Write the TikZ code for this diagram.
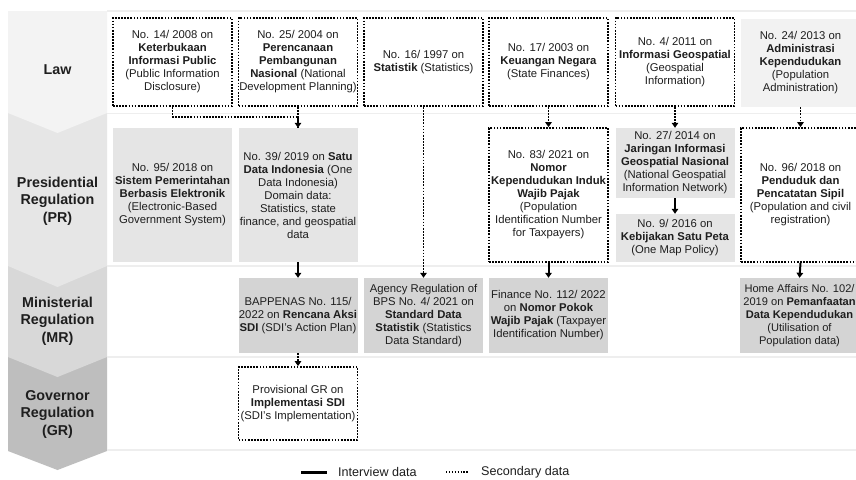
\documentclass[tikz,border=0pt]{standalone}
\usepackage{fontspec}
\setmainfont{Liberation Sans}
\usetikzlibrary{arrows.meta}
\definecolor{txt}{HTML}{1E1E1E}
\definecolor{bandlaw}{HTML}{F3F3F3}
\definecolor{bandpr}{HTML}{E6E6E6}
\definecolor{bandmr}{HTML}{D8D8D8}
\definecolor{bandgr}{HTML}{BEBEBE}
\definecolor{boxlaw}{HTML}{F2F2F2}
\definecolor{boxpr}{HTML}{E5E5E5}
\definecolor{boxmr}{HTML}{D4D4D4}
\definecolor{sepcol}{HTML}{EEEEEE}
\tikzset{
  basebox/.style={minimum width=119pt, inner sep=0pt, align=center, text=txt,
    font=\fontsize{11.3}{13}\selectfont},
  dotbox/.style={basebox, draw=black, line width=1.8pt, dash pattern=on 1.7pt off 1.4pt},
  lawfill/.style={basebox, fill=boxlaw},
  prfill/.style={basebox, fill=boxpr},
  mrfill/.style={basebox, fill=boxmr},
  sidelabel/.style={align=center, text=txt, font=\fontsize{14.3}{17.5}\selectfont\bfseries},
  seprule/.style={draw=sepcol, line width=1.2pt},
  dotline/.style={draw=black, line width=1.8pt, dash pattern=on 1.7pt off 1.4pt},
  dotarrow/.style={dotline, -{Triangle[length=5pt,width=6.5pt]}},
  solidarrow/.style={draw=black, line width=2pt, -{Triangle[length=5pt,width=6.5pt]}},
  legendtext/.style={anchor=west, inner sep=0pt, text=txt, font=\fontsize{12.6}{14}\selectfont},
}
\begin{document}
\begin{tikzpicture}[x=1pt,y=-1pt]
\clip (0,0) rectangle (856,479);
\fill[white] (0,0) rectangle (856,479);

% chevron column
\fill[bandgr]  (8,357) -- (107,357) -- (107,451) -- (57.5,470) -- (8,451) -- cycle;
\fill[bandmr]  (8,266) -- (107,266) -- (107,357) -- (57.5,377) -- (8,357) -- cycle;
\fill[bandpr]  (8,113) -- (107,113) -- (107,266) -- (57.5,287) -- (8,266) -- cycle;
\fill[bandlaw] (8,11)  -- (107,11)  -- (107,113) -- (57.5,133) -- (8,113) -- cycle;

\node[sidelabel] (sLaw) at (57.5,70) {Law};
\node[sidelabel] (sPR) at (57.5,201) {Presidential\\Regulation\\(PR)};
\node[sidelabel] (sMR) at (57.5,321) {Ministerial\\Regulation\\(MR)};
\node[sidelabel] (sGR) at (57.5,414) {Governor\\Regulation\\(GR)};

% separator rules
\draw[seprule] (107,11) -- (856,11);
\draw[seprule] (107,113.5) -- (856,113.5);
\draw[seprule] (107,266) -- (856,266);
\draw[seprule] (107,357) -- (856,357);
\draw[seprule] (107,450) -- (856,450);

% Law row
\node[dotbox, minimum height=88pt] (law1) at (172.5,62) {No. 14/ 2008 on\\\textbf{Keterbukaan}\\\textbf{Informasi Public}\\(Public Information\\Disclosure)};
\node[dotbox, minimum height=88pt] (law2) at (298,62) {No. 25/ 2004 on\\\textbf{Perencanaan}\\\textbf{Pembangunan}\\\textbf{Nasional} (National\\Development Planning)};
\node[dotbox, minimum height=88pt] (law3) at (423.5,62) {No. 16/ 1997 on\\\textbf{Statistik} (Statistics)};
\node[dotbox, minimum height=88pt] (law4) at (548.5,62) {No. 17/ 2003 on\\\textbf{Keuangan Negara}\\(State Finances)};
\node[dotbox, minimum height=88pt] (law5) at (675,62) {No. 4/ 2011 on\\\textbf{Informasi Geospatial}\\(Geospatial\\Information)};
\node[lawfill, minimum height=88pt] (law6) at (800.5,63) {No. 24/ 2013 on\\\textbf{Administrasi}\\\textbf{Kependudukan}\\(Population\\Administration)};

% PR row
\node[prfill, minimum height=134pt] (pr1) at (172.5,195) {No. 95/ 2018 on\\\textbf{Sistem Pemerintahan}\\\textbf{Berbasis Elektronik}\\(Electronic-Based\\Government System)};
\node[prfill, minimum height=134pt] (pr2) at (298,195) {No. 39/ 2019 on \textbf{Satu}\\\textbf{Data Indonesia} (One\\Data Indonesia)\\Domain data:\\Statistics, state\\finance, and geospatial\\data};
\node[dotbox, minimum height=134pt] (pr4) at (548.5,195) {No. 83/ 2021 on\\\textbf{Nomor}\\\textbf{Kependudukan Induk}\\\textbf{Wajib Pajak}\\(Population\\Identification Number\\for Taxpayers)};
\node[prfill, minimum height=70pt] (pr5a) at (675,163) {No. 27/ 2014 on\\\textbf{Jaringan Informasi}\\\textbf{Geospatial Nasional}\\(National Geospatial\\Information Network)};
\node[prfill, minimum height=48pt] (pr5b) at (675,238) {No. 9/ 2016 on\\\textbf{Kebijakan Satu Peta}\\(One Map Policy)};
\node[dotbox, minimum height=134pt] (pr6) at (800.5,195) {No. 96/ 2018 on\\\textbf{Penduduk dan}\\\textbf{Pencatatan Sipil}\\(Population and civil\\registration)};

% MR row
\node[mrfill, minimum height=75pt] (mr2) at (298,315.5) {BAPPENAS No. 115/\\2022 on \textbf{Rencana Aksi}\\\textbf{SDI} (SDI's Action Plan)};
\node[mrfill, minimum height=75pt] (mr3) at (423.5,315.5) {Agency Regulation of\\BPS No. 4/ 2021 on\\\textbf{Standard Data}\\\textbf{Statistik} (Statistics\\Data Standard)};
\node[mrfill, minimum height=75pt] (mr4) at (548.5,315.5) {Finance No. 112/ 2022\\on \textbf{Nomor Pokok}\\\textbf{Wajib Pajak} (Taxpayer\\Identification Number)};
\node[mrfill, minimum height=75pt, font=\fontsize{11.1}{13}\selectfont] (mr6) at (799.5,315.5) {Home Affairs No. 102/\\2019 on \textbf{Pemanfaatan}\\\textbf{Data Kependudukan}\\(Utilisation of\\Population data)};

% GR row
\node[dotbox, minimum height=73pt] (gr2) at (298,403.5) {Provisional GR on\\\textbf{Implementasi SDI}\\(SDI's Implementation)};

% connectors
\draw[dotline] (law1.south) -- ++(0,10) -| (pr2.north);
\draw[dotarrow] (law2.south) -- (pr2.north);
\draw[dotarrow] (law3.south) -- (mr3.north);
\draw[dotarrow] (law4.south) -- (pr4.north);
\draw[dotarrow] (law5.south) -- (pr5a.north);
\draw[dotarrow] (law6.south) -- (pr6.north);
\draw[solidarrow] (pr2.south) -- (mr2.north);
\draw[solidarrow] (pr5a.south) -- (pr5b.north);
\draw[solidarrow] (pr4.south) -- (mr4.north);
\draw[solidarrow] (pr6.south) -- (mr6.north);
\draw[dotarrow] (mr2.south) -- (gr2.north);

% legend
\coordinate (lgA1) at (301,472);
\coordinate (lgA2) at (327,472);
\coordinate (lgB1) at (446,472);
\coordinate (lgB2) at (469,472);
\draw[black, line width=3pt] (lgA1) -- (lgA2);
\node[legendtext] (lgAtext) at (338,472) {Interview data};
\draw[black, line width=1.3pt, dash pattern=on 1.3pt off 1.6pt] (lgB1) -- (lgB2);
\node[legendtext] (lgBtext) at (481,472) {Secondary data};
\end{tikzpicture}
\end{document}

◇ ◇ ◇ ◇ ◇

**Your goal:** Restate the full listing verbatim and drop every picture.

**Worked solution:**
Write the TikZ code for this diagram.
\documentclass[tikz,border=0pt]{standalone}
\usepackage{fontspec}
\setmainfont{Liberation Sans}
\usetikzlibrary{arrows.meta}
\definecolor{txt}{HTML}{1E1E1E}
\definecolor{bandlaw}{HTML}{F3F3F3}
\definecolor{bandpr}{HTML}{E6E6E6}
\definecolor{bandmr}{HTML}{D8D8D8}
\definecolor{bandgr}{HTML}{BEBEBE}
\definecolor{boxlaw}{HTML}{F2F2F2}
\definecolor{boxpr}{HTML}{E5E5E5}
\definecolor{boxmr}{HTML}{D4D4D4}
\definecolor{sepcol}{HTML}{EEEEEE}
\tikzset{
  basebox/.style={minimum width=119pt, inner sep=0pt, align=center, text=txt,
    font=\fontsize{11.3}{13}\selectfont},
  dotbox/.style={basebox, draw=black, line width=1.8pt, dash pattern=on 1.7pt off 1.4pt},
  lawfill/.style={basebox, fill=boxlaw},
  prfill/.style={basebox, fill=boxpr},
  mrfill/.style={basebox, fill=boxmr},
  sidelabel/.style={align=center, text=txt, font=\fontsize{14.3}{17.5}\selectfont\bfseries},
  seprule/.style={draw=sepcol, line width=1.2pt},
  dotline/.style={draw=black, line width=1.8pt, dash pattern=on 1.7pt off 1.4pt},
  dotarrow/.style={dotline, -{Triangle[length=5pt,width=6.5pt]}},
  solidarrow/.style={draw=black, line width=2pt, -{Triangle[length=5pt,width=6.5pt]}},
  legendtext/.style={anchor=west, inner sep=0pt, text=txt, font=\fontsize{12.6}{14}\selectfont},
}
\begin{document}
\begin{tikzpicture}[x=1pt,y=-1pt]
\clip (0,0) rectangle (856,479);
\fill[white] (0,0) rectangle (856,479);

% chevron column
\fill[bandgr]  (8,357) -- (107,357) -- (107,451) -- (57.5,470) -- (8,451) -- cycle;
\fill[bandmr]  (8,266) -- (107,266) -- (107,357) -- (57.5,377) -- (8,357) -- cycle;
\fill[bandpr]  (8,113) -- (107,113) -- (107,266) -- (57.5,287) -- (8,266) -- cycle;
\fill[bandlaw] (8,11)  -- (107,11)  -- (107,113) -- (57.5,133) -- (8,113) -- cycle;

\node[sidelabel] (sLaw) at (57.5,70) {Law};
\node[sidelabel] (sPR) at (57.5,201) {Presidential\\Regulation\\(PR)};
\node[sidelabel] (sMR) at (57.5,321) {Ministerial\\Regulation\\(MR)};
\node[sidelabel] (sGR) at (57.5,414) {Governor\\Regulation\\(GR)};

% separator rules
\draw[seprule] (107,11) -- (856,11);
\draw[seprule] (107,113.5) -- (856,113.5);
\draw[seprule] (107,266) -- (856,266);
\draw[seprule] (107,357) -- (856,357);
\draw[seprule] (107,450) -- (856,450);

% Law row
\node[dotbox, minimum height=88pt] (law1) at (172.5,62) {No. 14/ 2008 on\\\textbf{Keterbukaan}\\\textbf{Informasi Public}\\(Public Information\\Disclosure)};
\node[dotbox, minimum height=88pt] (law2) at (298,62) {No. 25/ 2004 on\\\textbf{Perencanaan}\\\textbf{Pembangunan}\\\textbf{Nasional} (National\\Development Planning)};
\node[dotbox, minimum height=88pt] (law3) at (423.5,62) {No. 16/ 1997 on\\\textbf{Statistik} (Statistics)};
\node[dotbox, minimum height=88pt] (law4) at (548.5,62) {No. 17/ 2003 on\\\textbf{Keuangan Negara}\\(State Finances)};
\node[dotbox, minimum height=88pt] (law5) at (675,62) {No. 4/ 2011 on\\\textbf{Informasi Geospatial}\\(Geospatial\\Information)};
\node[lawfill, minimum height=88pt] (law6) at (800.5,63) {No. 24/ 2013 on\\\textbf{Administrasi}\\\textbf{Kependudukan}\\(Population\\Administration)};

% PR row
\node[prfill, minimum height=134pt] (pr1) at (172.5,195) {No. 95/ 2018 on\\\textbf{Sistem Pemerintahan}\\\textbf{Berbasis Elektronik}\\(Electronic-Based\\Government System)};
\node[prfill, minimum height=134pt] (pr2) at (298,195) {No. 39/ 2019 on \textbf{Satu}\\\textbf{Data Indonesia} (One\\Data Indonesia)\\Domain data:\\Statistics, state\\finance, and geospatial\\data};
\node[dotbox, minimum height=134pt] (pr4) at (548.5,195) {No. 83/ 2021 on\\\textbf{Nomor}\\\textbf{Kependudukan Induk}\\\textbf{Wajib Pajak}\\(Population\\Identification Number\\for Taxpayers)};
\node[prfill, minimum height=70pt] (pr5a) at (675,163) {No. 27/ 2014 on\\\textbf{Jaringan Informasi}\\\textbf{Geospatial Nasional}\\(National Geospatial\\Information Network)};
\node[prfill, minimum height=48pt] (pr5b) at (675,238) {No. 9/ 2016 on\\\textbf{Kebijakan Satu Peta}\\(One Map Policy)};
\node[dotbox, minimum height=134pt] (pr6) at (800.5,195) {No. 96/ 2018 on\\\textbf{Penduduk dan}\\\textbf{Pencatatan Sipil}\\(Population and civil\\registration)};

% MR row
\node[mrfill, minimum height=75pt] (mr2) at (298,315.5) {BAPPENAS No. 115/\\2022 on \textbf{Rencana Aksi}\\\textbf{SDI} (SDI's Action Plan)};
\node[mrfill, minimum height=75pt] (mr3) at (423.5,315.5) {Agency Regulation of\\BPS No. 4/ 2021 on\\\textbf{Standard Data}\\\textbf{Statistik} (Statistics\\Data Standard)};
\node[mrfill, minimum height=75pt] (mr4) at (548.5,315.5) {Finance No. 112/ 2022\\on \textbf{Nomor Pokok}\\\textbf{Wajib Pajak} (Taxpayer\\Identification Number)};
\node[mrfill, minimum height=75pt, font=\fontsize{11.1}{13}\selectfont] (mr6) at (799.5,315.5) {Home Affairs No. 102/\\2019 on \textbf{Pemanfaatan}\\\textbf{Data Kependudukan}\\(Utilisation of\\Population data)};

% GR row
\node[dotbox, minimum height=73pt] (gr2) at (298,403.5) {Provisional GR on\\\textbf{Implementasi SDI}\\(SDI's Implementation)};

% connectors
\draw[dotline] (law1.south) -- ++(0,10) -| (pr2.north);
\draw[dotarrow] (law2.south) -- (pr2.north);
\draw[dotarrow] (law3.south) -- (mr3.north);
\draw[dotarrow] (law4.south) -- (pr4.north);
\draw[dotarrow] (law5.south) -- (pr5a.north);
\draw[dotarrow] (law6.south) -- (pr6.north);
\draw[solidarrow] (pr2.south) -- (mr2.north);
\draw[solidarrow] (pr5a.south) -- (pr5b.north);
\draw[solidarrow] (pr4.south) -- (mr4.north);
\draw[solidarrow] (pr6.south) -- (mr6.north);
\draw[dotarrow] (mr2.south) -- (gr2.north);

% legend
\coordinate (lgA1) at (301,472);
\coordinate (lgA2) at (327,472);
\coordinate (lgB1) at (446,472);
\coordinate (lgB2) at (469,472);
\draw[black, line width=3pt] (lgA1) -- (lgA2);
\node[legendtext] (lgAtext) at (338,472) {Interview data};
\draw[black, line width=1.3pt, dash pattern=on 1.3pt off 1.6pt] (lgB1) -- (lgB2);
\node[legendtext] (lgBtext) at (481,472) {Secondary data};
\end{tikzpicture}
\end{document}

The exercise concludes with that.